## [Problem description]
Output each line exactly as it appears, skipping any embedded picture.

## [Dataset section]
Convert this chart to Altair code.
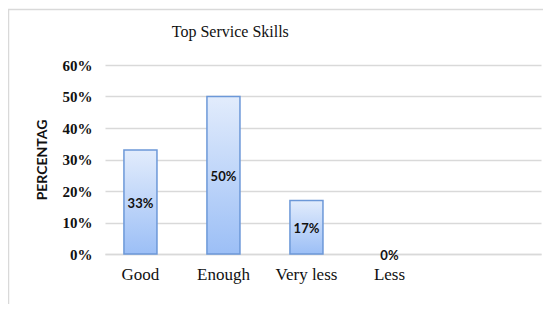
import altair as alt
import pandas as pd

categories = ["Good", "Enough", "Very less", "Less"]
values = [0.33, 0.50, 0.17, 0.0]
labels = ["33%", "50%", "17%", "0%"]
y_ticks = [0, 0.1, 0.2, 0.3, 0.4, 0.5, 0.6]

df = pd.DataFrame({"cat": categories, "val": values, "lab": labels})

x_scale = alt.Scale(paddingInner=0.602, paddingOuter=0.9275, align=0.123)
x_axis = alt.Axis(
    title=None, labelAngle=0, labelFont="Liberation Serif", labelFontSize=17,
    labelColor="#111", labelPadding=12, ticks=False, domain=True,
    domainColor="#d9d9d9", domainWidth=1.5, grid=False,
)
y_scale = alt.Scale(domain=[0, 0.6], nice=False)
y_axis = alt.Axis(
    title="PERCENTAG", values=y_ticks, format=".0%", labelFont="Liberation Serif",
    labelFontSize=15, labelFontWeight="bold", labelColor="#111", labelPadding=13,
    labelOverlap=False,
    ticks=False, domain=False, grid=True, gridColor="#d9d9d9", gridWidth=1.5,
    titleFont="Lato", titleFontSize=14, titleFontWeight="bold", titleColor="#111",
    titleAngle=270, titleX=-63, titleY=94.5, titleAlign="center", titleBaseline="middle",
)

frame = alt.Chart(pd.DataFrame({"a": [0]})).mark_rect(
    fill="white", fillOpacity=0, stroke="#d9d9d9", strokeWidth=1.5
).encode(
    x=alt.value(-96.5), x2=alt.value(700), y=alt.value(-55.5), y2=alt.value(500)
)

bars = alt.Chart(df).transform_filter("datum.val > 0").mark_bar(
    color=alt.Gradient(
        gradient="linear",
        stops=[alt.GradientStop(color="#e2ecfc", offset=0), alt.GradientStop(color="#9cbff6", offset=1)],
        x1=0, x2=0, y1=0, y2=1,
    ),
    stroke="#6c98d8", strokeWidth=1.5,
).encode(
    x=alt.X("cat:N", sort=categories, scale=x_scale, axis=x_axis),
    y=alt.Y("val:Q", scale=y_scale, axis=y_axis),
)

text = alt.Chart(df).transform_calculate(mid="datum.val / 2").mark_text(
    font="Lato", fontSize=13, fontWeight="bold", color="#111", baseline="middle", dy=2
).encode(
    x=alt.X("cat:N", sort=categories, scale=x_scale, axis=x_axis),
    y=alt.Y("mid:Q", scale=y_scale, axis=y_axis),
    text="lab:N",
)

chart = alt.layer(frame, bars, text).properties(
    width=436,
    height=189,
    title=alt.TitleParams(
        text="Top Service Skills", anchor="start", dx=164, offset=-44.25, baseline="alphabetic",
        frame="bounds", font="Liberation Serif", fontSize=16, fontWeight="normal", color="#111",
    ),
    autosize=alt.AutoSizeParams(type="none"),
    padding={"left": 97, "top": 57, "right": 2, "bottom": 50},
).configure_view(stroke=None)

chart.save("out.html", embed_options={"renderer": "svg", "actions": False})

## [Final result]
Convert this chart to Altair code.
import altair as alt
import pandas as pd

categories = ["Good", "Enough", "Very less", "Less"]
values = [0.33, 0.50, 0.17, 0.0]
labels = ["33%", "50%", "17%", "0%"]
y_ticks = [0, 0.1, 0.2, 0.3, 0.4, 0.5, 0.6]

df = pd.DataFrame({"cat": categories, "val": values, "lab": labels})

x_scale = alt.Scale(paddingInner=0.602, paddingOuter=0.9275, align=0.123)
x_axis = alt.Axis(
    title=None, labelAngle=0, labelFont="Liberation Serif", labelFontSize=17,
    labelColor="#111", labelPadding=12, ticks=False, domain=True,
    domainColor="#d9d9d9", domainWidth=1.5, grid=False,
)
y_scale = alt.Scale(domain=[0, 0.6], nice=False)
y_axis = alt.Axis(
    title="PERCENTAG", values=y_ticks, format=".0%", labelFont="Liberation Serif",
    labelFontSize=15, labelFontWeight="bold", labelColor="#111", labelPadding=13,
    labelOverlap=False,
    ticks=False, domain=False, grid=True, gridColor="#d9d9d9", gridWidth=1.5,
    titleFont="Lato", titleFontSize=14, titleFontWeight="bold", titleColor="#111",
    titleAngle=270, titleX=-63, titleY=94.5, titleAlign="center", titleBaseline="middle",
)

frame = alt.Chart(pd.DataFrame({"a": [0]})).mark_rect(
    fill="white", fillOpacity=0, stroke="#d9d9d9", strokeWidth=1.5
).encode(
    x=alt.value(-96.5), x2=alt.value(700), y=alt.value(-55.5), y2=alt.value(500)
)

bars = alt.Chart(df).transform_filter("datum.val > 0").mark_bar(
    color=alt.Gradient(
        gradient="linear",
        stops=[alt.GradientStop(color="#e2ecfc", offset=0), alt.GradientStop(color="#9cbff6", offset=1)],
        x1=0, x2=0, y1=0, y2=1,
    ),
    stroke="#6c98d8", strokeWidth=1.5,
).encode(
    x=alt.X("cat:N", sort=categories, scale=x_scale, axis=x_axis),
    y=alt.Y("val:Q", scale=y_scale, axis=y_axis),
)

text = alt.Chart(df).transform_calculate(mid="datum.val / 2").mark_text(
    font="Lato", fontSize=13, fontWeight="bold", color="#111", baseline="middle", dy=2
).encode(
    x=alt.X("cat:N", sort=categories, scale=x_scale, axis=x_axis),
    y=alt.Y("mid:Q", scale=y_scale, axis=y_axis),
    text="lab:N",
)

chart = alt.layer(frame, bars, text).properties(
    width=436,
    height=189,
    title=alt.TitleParams(
        text="Top Service Skills", anchor="start", dx=164, offset=-44.25, baseline="alphabetic",
        frame="bounds", font="Liberation Serif", fontSize=16, fontWeight="normal", color="#111",
    ),
    autosize=alt.AutoSizeParams(type="none"),
    padding={"left": 97, "top": 57, "right": 2, "bottom": 50},
).configure_view(stroke=None)

chart.save("out.html", embed_options={"renderer": "svg", "actions": False})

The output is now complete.